I read “The Sacred Enneagram” by Christopher Heuertz and really needed to hear his thoughts on stillness as related to the different types. I’m a 1w2, for those of you into the Enneagram.
“Rest meets the deepest needs of the Idealists, who are continually agitated, never satisfied, and often upset with themselves for failing to live into their impossible standards of excellence (One), originality (Four), or flexibility (Seven). Rest gives Ones, Fours, and Sevens a break from their constant frustration. When Ones rest in stillness, they find their breath and let themselves off the hook for not always getting everything perfect. It’s okay for Ones to stop fixing everything, themselves included, and relax.”
– Christopher Heuertz in “The Sacred Enneagram”
There is freedom in that encouragement to rest.
I want to lay my head back in the water, letting all the noises in the world be muffled as my ears dip below the surface.
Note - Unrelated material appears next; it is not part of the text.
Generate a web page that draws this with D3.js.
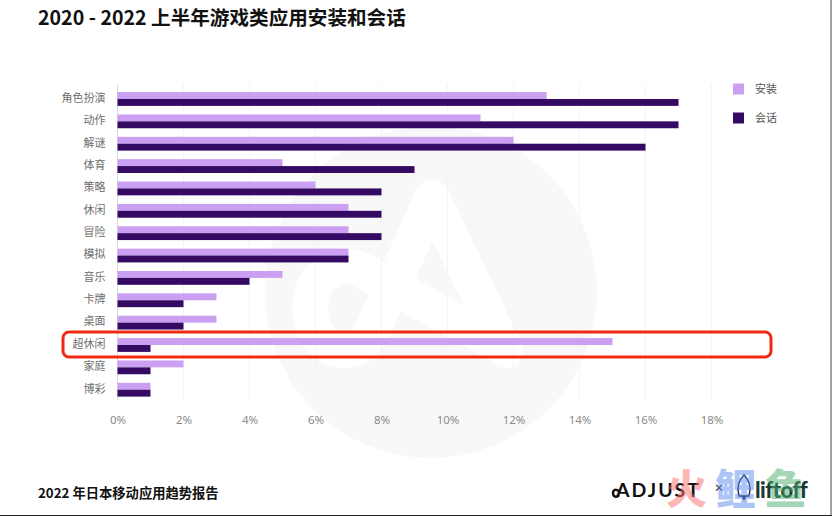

I want to let my eyes look up, not worrying about all the things going on around me at the moment. I want to give gentle kicks to get where I need to go while still resting in God’s ways.
Maybe that means I need to continue being selective about who I let speak truth into my life. Maybe I need to move slower throughout my days, leaving margin for stillness. Perhaps I should talk less and listen more.
I want to remember rest often
leads to productive action.
By the end of Rachel’s lesson the other day, she was floating like a champ. She was slower and calmer in her movements and ended up going farther across the pool. I watched her jump in and maneuver onto her back, to a place of rest.
As I was writing this, I realized I wrote about floating and faith last year too. Obviously, this is an analogy God uses to speak truth into my life. In 2019, I want to focus on living faithfully and I certainly needed this reminder of the power in stillness and rest.